'''
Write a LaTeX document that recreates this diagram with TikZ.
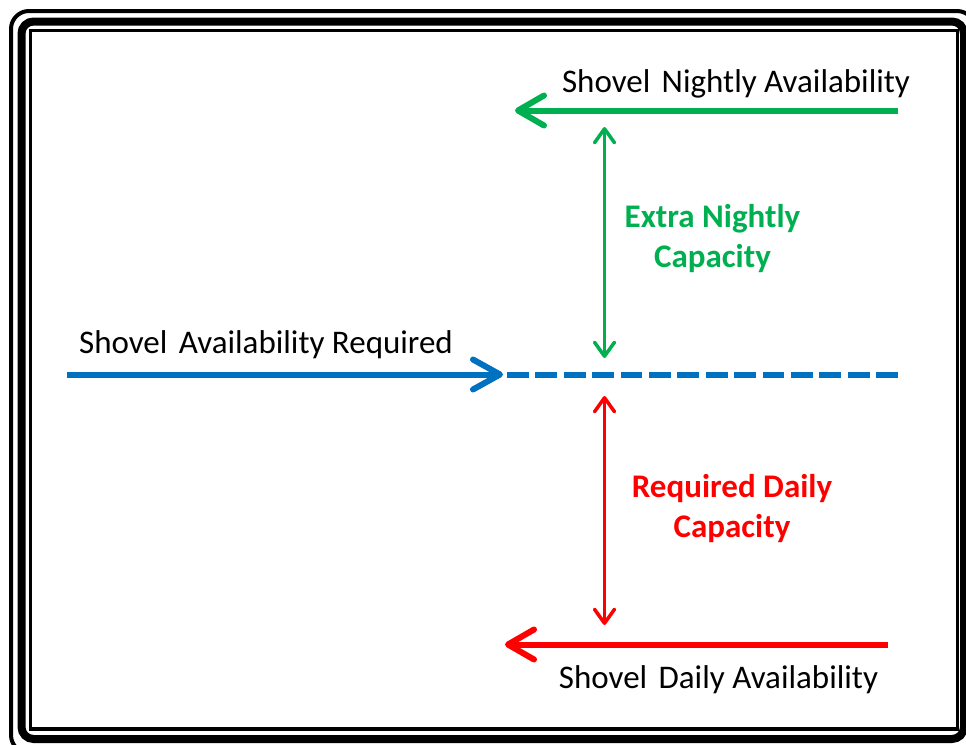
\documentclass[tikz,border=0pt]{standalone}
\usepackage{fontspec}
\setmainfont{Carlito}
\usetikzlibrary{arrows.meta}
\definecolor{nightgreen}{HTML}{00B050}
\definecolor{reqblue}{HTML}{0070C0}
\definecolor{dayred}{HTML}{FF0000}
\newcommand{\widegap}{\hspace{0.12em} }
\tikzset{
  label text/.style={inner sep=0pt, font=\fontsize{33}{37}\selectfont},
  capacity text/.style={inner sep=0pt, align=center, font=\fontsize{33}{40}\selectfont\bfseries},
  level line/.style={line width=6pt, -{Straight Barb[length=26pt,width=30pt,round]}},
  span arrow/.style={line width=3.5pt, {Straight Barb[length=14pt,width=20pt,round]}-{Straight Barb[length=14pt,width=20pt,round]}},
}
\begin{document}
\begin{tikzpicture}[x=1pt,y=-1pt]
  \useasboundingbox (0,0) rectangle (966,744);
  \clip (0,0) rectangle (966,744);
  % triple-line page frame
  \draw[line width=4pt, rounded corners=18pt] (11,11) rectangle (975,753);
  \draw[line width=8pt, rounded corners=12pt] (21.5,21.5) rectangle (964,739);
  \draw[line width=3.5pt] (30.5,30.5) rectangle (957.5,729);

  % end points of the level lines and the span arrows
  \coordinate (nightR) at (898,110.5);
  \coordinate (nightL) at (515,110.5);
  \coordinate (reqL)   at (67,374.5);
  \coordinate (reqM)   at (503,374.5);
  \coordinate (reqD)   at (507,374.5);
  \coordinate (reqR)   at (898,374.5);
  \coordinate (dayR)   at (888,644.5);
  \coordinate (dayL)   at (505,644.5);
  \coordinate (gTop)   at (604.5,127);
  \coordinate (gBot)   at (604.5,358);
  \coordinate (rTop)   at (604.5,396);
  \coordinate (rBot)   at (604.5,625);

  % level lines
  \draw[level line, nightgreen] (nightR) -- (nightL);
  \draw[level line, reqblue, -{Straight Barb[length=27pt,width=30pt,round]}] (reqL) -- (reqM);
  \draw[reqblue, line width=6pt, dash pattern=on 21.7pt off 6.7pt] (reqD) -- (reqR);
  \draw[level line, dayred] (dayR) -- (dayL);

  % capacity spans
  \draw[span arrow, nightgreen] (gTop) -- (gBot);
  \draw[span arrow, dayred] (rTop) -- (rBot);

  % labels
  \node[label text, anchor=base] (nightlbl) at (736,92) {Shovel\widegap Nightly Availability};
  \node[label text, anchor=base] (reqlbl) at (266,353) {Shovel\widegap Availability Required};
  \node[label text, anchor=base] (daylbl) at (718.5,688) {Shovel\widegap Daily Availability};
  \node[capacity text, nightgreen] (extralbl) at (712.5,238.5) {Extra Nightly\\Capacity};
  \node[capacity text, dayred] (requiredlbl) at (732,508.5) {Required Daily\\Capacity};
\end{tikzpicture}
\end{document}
'''
What is being asked
Starting at the top of the listing above, please restate word for word each line up to and including the one that holds "(30.5,30.5) rectangle (957.5,729);", omitting every image.

Result of the task
Write a LaTeX document that recreates this diagram with TikZ.
\documentclass[tikz,border=0pt]{standalone}
\usepackage{fontspec}
\setmainfont{Carlito}
\usetikzlibrary{arrows.meta}
\definecolor{nightgreen}{HTML}{00B050}
\definecolor{reqblue}{HTML}{0070C0}
\definecolor{dayred}{HTML}{FF0000}
\newcommand{\widegap}{\hspace{0.12em} }
\tikzset{
  label text/.style={inner sep=0pt, font=\fontsize{33}{37}\selectfont},
  capacity text/.style={inner sep=0pt, align=center, font=\fontsize{33}{40}\selectfont\bfseries},
  level line/.style={line width=6pt, -{Straight Barb[length=26pt,width=30pt,round]}},
  span arrow/.style={line width=3.5pt, {Straight Barb[length=14pt,width=20pt,round]}-{Straight Barb[length=14pt,width=20pt,round]}},
}
\begin{document}
\begin{tikzpicture}[x=1pt,y=-1pt]
  \useasboundingbox (0,0) rectangle (966,744);
  \clip (0,0) rectangle (966,744);
  % triple-line page frame
  \draw[line width=4pt, rounded corners=18pt] (11,11) rectangle (975,753);
  \draw[line width=8pt, rounded corners=12pt] (21.5,21.5) rectangle (964,739);
  \draw[line width=3.5pt] (30.5,30.5) rectangle (957.5,729);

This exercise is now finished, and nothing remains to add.